Holme Valley Mountain Rescue
3 October 2018
Early in 2017, the Holme Valley Mountain Rescue Team (HVMRT) took the decision to migrate to digital VHF and install a Tier 2 Digital VHF System, in line with Mountain Rescue England and Wales (MREW), and UK Search and Rescue (UKSAR).
The Holme Valley Mountain Rescue Team is based in Marsden, near Huddersfield in West Yorkshire and is a volunteer-based search and rescue organisation. The team is responsible for any callouts in the southern half of West Yorkshire and typically averages between twenty-five and thirty incidents a year. In total, there are over forty members of the team who are on call twenty-four hours a day, 365 days a year, to assist those who may find themselves in difficulty.
Once the decision had been made to install the new system, and funding had been secured, the next step was to consider potential sites. One such location was Wholestone Moor, where there was a mast owned by West Yorkshire Police. Following a series of negotiations, HVMRT was able to secure a spot on the mast on a peppercorn rent basis.

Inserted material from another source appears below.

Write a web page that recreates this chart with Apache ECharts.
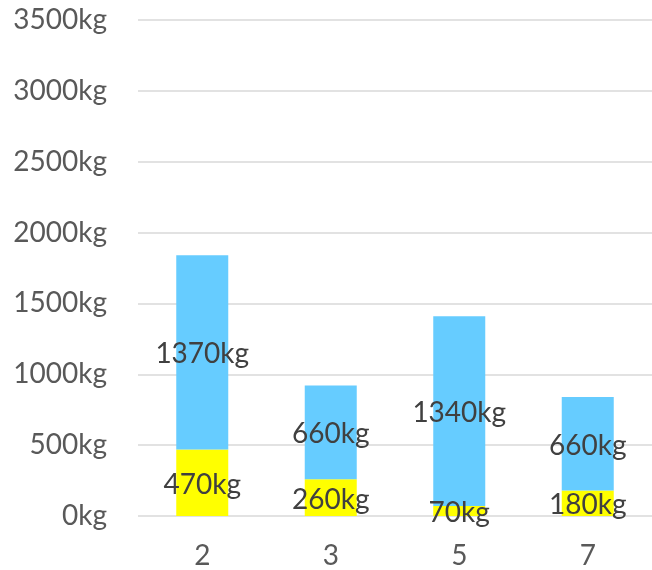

With the funding secured and the location confirmed, the HVMRT sought several quotes from suppliers able to carry out the installation of the equipment. A recommendation led them to LARS and we were able to provide the team with the best value quote.
For the LARS team, this was a straightforward installation job, but nevertheless a very important one. UK Mountain Rescue teams work tirelessly in a bid to ensure the safety of those who find themselves in trouble in inaccessible places. It is entirely volunteer-based and comes at no cost to any individuals or groups who find themselves in need of assistance.
Following the migration to the 2 Tier Digital VHF System, the Holme Valley Mountain Rescue Team now has a digital repeater site which covers a huge area of their operational patch and which provides clears digital communications, a fundamental requirement which helps make the search and rescue operations as efficient as possible.
At the time of writing, the HVMRT has responded to sixty-six incidents in 2018 alone, no small feat when you consider that it receives no government funding, instead relying on the support of companies and individuals.